Agatha Christie, The Shining, and Stephen King are all directly referenced in Kate Racculia’s sophomore effort. However, they are more than just reference because they shape the book itself. Bellweather Rhapsody is simultaneously a “whodunit” mystery, teenage coming-of-age dramedy, shifting character study, and even more. But Racculia balances the genres so deftly with her off-kilter characters that in the end, this odd comedic tragedy becomes something profound in the end.
Though Bellweather Rhapsody follows six main characters with countless minor characters, the main focus is a set of twins: the Hatmakers. Alice Hatmaker is a star on the rise. At least she thinks so. She even keeps a journal that she wants to eventually become her biography when her star has finally faded. For her, the world, the sun, and universe revolve around her. She doesn’t hope she will be a star, she knows she’s going to be. Her brother on the hand is a much more down-to-Earth teen who simply wants to get through life without embarrassing himself.
However, let me bring it back to the beginning. 1982 in the Bellweather hotel in upstate New York to be exact where a gruesome murder-suicide rocks the world of Minnie Graves. Not only does it leave a permanent scar on her delicate young psyche, it also shoves her head deep into the world of horror movies, which Racculia pulls heavily from. Fast forward to 1997 when the Hatmaker twins, stars of the school’s chorus and orchestra, are selected to join the Statewide music festival, the pinnacle of high school music in the state, at the Bellweather.
Alice, the more rambunctious and ambitious of the two, is looking forward to cementing her place as a star on the rise. Rabbit (Bertram), on the other hand, just wants to figure out a way to come out to his sister. Neither of them, along with their chaperone Natalie Wilson, quite know what the old beast of a hotel has in store for them.
The twins’ dynamic drives so much of the emotional heft of the book. Despite the world seemingly crashing down around them (or the hotel for that matter at least), what’s more devastating is the prospect of the Hatmaker twins not being together as the shadow of college approaches them. This triggers two entirely different responses from them, which leads to two distinct coming-of-age stories.
While the complex whodunit mystery is the main plot that connects the characters, it’s the study of them that makes the book so compelling. There’s Natalie who has to come to terms with her guilt. Rabbit who is trying to find the right time to come out to his sister and come out of her shadow. Alice comes to terms with her imminent stardom possibly not being so imminent. The hotel is simply an incubator for these people to grow up and grow past their hardships in life.
What I love most about the book is that it doesn’t play slave to its genre’s boundaries. Yes, it’s a mystery. Yes, it’s a dark comedy. Yes, it’s a coming-of-age drama.

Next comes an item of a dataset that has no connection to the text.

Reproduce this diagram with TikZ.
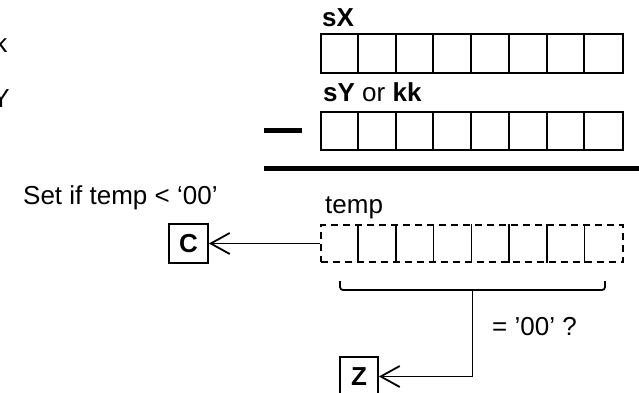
\documentclass[tikz,border=0pt]{standalone}
\usepackage{fontspec}
\setmainfont{Liberation Sans}
\usetikzlibrary{arrows.meta}
\begin{document}
\begin{tikzpicture}[x=1pt,y=-1pt,
  txt/.style={inner sep=0pt, font=\fontsize{26}{30}\selectfont},
  reg/.style={draw, line width=1.8pt, minimum width=302pt, inner sep=0pt},
  flagbox/.style={draw, line width=1.8pt, minimum width=39pt, minimum height=39pt, inner sep=0pt, font=\fontsize{26}{30}\selectfont\bfseries},
  arr/.style={line width=1.8pt, -{Straight Barb[length=19pt,width=21pt,line width=1.8pt]}},
  thickbar/.style={line width=5pt}
]
\useasboundingbox (0,0) rectangle (639,393);

% partial labels cut at the left edge
\node[txt, anchor=base east] (lk) at (7.5,53) {k};
\node[txt, anchor=base east] (lY) at (10,108) {Y};

% sX register
\node[txt, anchor=base west] (lsx) at (322,27) {\bfseries sX};
\node[reg, minimum height=39pt] (sx) at (472,53.5) {};
\foreach \i in {1,...,7}{\draw[line width=1.8pt] ([xshift=37.75*\i pt]sx.north west) -- ([xshift=37.75*\i pt]sx.south west);}

% sY register
\node[txt, anchor=base west] (lsy) at (323,102) {\textbf{sY} or \textbf{kk}};
\node[reg, minimum height=38pt] (sy) at (472,131) {};
\foreach \i in {1,...,7}{\draw[line width=1.8pt] ([xshift=37.75*\i pt]sy.north west) -- ([xshift=37.75*\i pt]sy.south west);}

% minus sign and result bar
\coordinate (m1) at (264,130); \coordinate (m2) at (302,130);
\draw[thickbar] (m1) -- (m2);
\coordinate (b1) at (264,168); \coordinate (b2) at (639,168);
\draw[thickbar] (b1) -- (b2);

% temp register
\node[txt, anchor=base west] (lset) at (23,204) {Set if temp < ‘00’};
\node[txt, anchor=base west] (ltemp) at (325,213) {temp};
\node[reg, dash pattern=on 7pt off 5pt, line width=1.5pt, minimum height=37pt] (tmp) at (472,243.5) {};
\foreach \i in {1,...,7}{\draw[line width=1.5pt] ([xshift=37.75*\i pt]tmp.north west) -- ([xshift=37.75*\i pt]tmp.south west);}

% C flag
\node[flagbox] (C) at (188.5,243.5) {C};
\draw[arr] (tmp.west) -- (C.east);

% brace and Z flag
\draw[line width=1.8pt, rounded corners=3pt] (340,281) -- (340,290) -- (605,290) -- (605,281);
\coordinate (bm) at (472.5,290);
\node[flagbox, minimum width=38pt] (Z) at (359,376.5) {Z};
\draw[arr] (bm) |- (Z.east);
\node[txt, anchor=base west] (leq) at (492,335) {= ’00’ ?};
\end{tikzpicture}
\end{document}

But the mystery isn’t filled with red herrings and it doesn’t try to throw you off its trail. The dark comedy doesn’t tread on desperation. The coming-of-age doesn’t feel melodramatic. Plus, it’s all tied together by Racculia’s ability to emote so beautifully through her words:
“This is why. This is why. This is why he plays, why he loves, why he listens. It isn’t even a high — a high is too low — it is synchronicity, with the universe. Physical proof of the three-part harmony between body and soul and song, all three living, dying, resonating.”

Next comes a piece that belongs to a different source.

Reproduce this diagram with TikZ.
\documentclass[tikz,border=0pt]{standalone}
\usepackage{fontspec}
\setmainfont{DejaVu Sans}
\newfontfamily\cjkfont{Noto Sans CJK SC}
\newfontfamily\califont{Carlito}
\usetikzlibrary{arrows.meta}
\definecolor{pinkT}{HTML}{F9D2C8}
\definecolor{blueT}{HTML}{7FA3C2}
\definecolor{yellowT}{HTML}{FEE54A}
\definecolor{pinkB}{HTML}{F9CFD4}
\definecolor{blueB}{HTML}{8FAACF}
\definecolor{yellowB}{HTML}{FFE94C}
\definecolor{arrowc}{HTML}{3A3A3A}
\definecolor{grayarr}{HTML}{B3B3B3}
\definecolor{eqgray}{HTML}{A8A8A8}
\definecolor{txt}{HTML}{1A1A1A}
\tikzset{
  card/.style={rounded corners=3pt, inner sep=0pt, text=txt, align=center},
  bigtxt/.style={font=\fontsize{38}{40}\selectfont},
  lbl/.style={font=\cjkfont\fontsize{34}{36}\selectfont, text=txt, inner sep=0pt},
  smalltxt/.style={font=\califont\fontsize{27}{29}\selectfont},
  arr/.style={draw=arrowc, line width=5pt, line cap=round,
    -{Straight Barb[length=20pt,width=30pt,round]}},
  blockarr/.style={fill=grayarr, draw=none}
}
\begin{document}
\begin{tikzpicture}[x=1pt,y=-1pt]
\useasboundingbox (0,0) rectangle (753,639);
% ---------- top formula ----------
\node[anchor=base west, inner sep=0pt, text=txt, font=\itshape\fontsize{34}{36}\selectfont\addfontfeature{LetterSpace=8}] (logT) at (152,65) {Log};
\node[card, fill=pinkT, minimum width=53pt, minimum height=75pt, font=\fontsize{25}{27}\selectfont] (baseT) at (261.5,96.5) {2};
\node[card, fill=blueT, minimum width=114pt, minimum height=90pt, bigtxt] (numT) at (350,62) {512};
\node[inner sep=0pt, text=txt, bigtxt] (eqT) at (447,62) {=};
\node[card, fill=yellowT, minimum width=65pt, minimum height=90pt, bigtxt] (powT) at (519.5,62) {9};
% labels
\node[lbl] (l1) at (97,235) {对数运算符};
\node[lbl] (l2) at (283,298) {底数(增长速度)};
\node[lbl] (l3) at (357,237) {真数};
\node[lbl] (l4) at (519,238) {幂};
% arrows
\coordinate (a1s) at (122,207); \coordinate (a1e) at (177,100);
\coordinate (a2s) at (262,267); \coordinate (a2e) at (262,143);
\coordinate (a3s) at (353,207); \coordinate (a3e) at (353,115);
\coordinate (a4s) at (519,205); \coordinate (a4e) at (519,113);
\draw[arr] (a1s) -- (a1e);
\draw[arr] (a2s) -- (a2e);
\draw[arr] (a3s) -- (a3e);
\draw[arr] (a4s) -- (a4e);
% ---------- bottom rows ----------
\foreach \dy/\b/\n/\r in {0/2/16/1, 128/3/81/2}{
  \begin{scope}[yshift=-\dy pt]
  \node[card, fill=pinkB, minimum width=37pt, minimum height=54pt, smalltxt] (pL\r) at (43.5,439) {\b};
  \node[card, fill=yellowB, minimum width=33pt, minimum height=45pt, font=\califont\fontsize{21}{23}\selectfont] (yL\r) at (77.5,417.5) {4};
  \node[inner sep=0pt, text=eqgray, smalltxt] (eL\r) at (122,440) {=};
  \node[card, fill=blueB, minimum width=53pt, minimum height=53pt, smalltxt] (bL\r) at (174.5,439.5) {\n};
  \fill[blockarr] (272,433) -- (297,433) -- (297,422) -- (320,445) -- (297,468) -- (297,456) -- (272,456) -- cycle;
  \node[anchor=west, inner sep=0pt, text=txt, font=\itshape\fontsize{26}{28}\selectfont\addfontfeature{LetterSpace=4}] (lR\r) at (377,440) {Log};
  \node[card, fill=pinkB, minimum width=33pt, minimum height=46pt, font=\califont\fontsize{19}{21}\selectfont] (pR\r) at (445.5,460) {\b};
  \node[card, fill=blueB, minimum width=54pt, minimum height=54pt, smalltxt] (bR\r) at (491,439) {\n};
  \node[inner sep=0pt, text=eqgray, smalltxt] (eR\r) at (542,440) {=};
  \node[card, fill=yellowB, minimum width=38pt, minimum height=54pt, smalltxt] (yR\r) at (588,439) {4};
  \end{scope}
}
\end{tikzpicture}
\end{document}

Sometimes her writing meanders through self-introspection instead of forwarding the plot, which sometimes slips out from under you, but the story and trajectory itself are so unpredictable that in the end, you feel satisfied. And it you are someone who loves twists, they are carried out so beautifully here. While she drifts when it comes to characters, she trusts her reader enough not to over explain the story and that’s something that is so sadly rare these days.
Bellweather Rhapsody is a crowd-pleaser like no other. It balances its genres in a way that it becomes something entirely different in itself. It’s compulsively entertaining, thrilling, and sometimes even downright hilarious. There are books that you can read in one sitting, then there the ones that you need to read in one sitting. Bellweather Rhapsody is the latter. You won’t be able to put it down.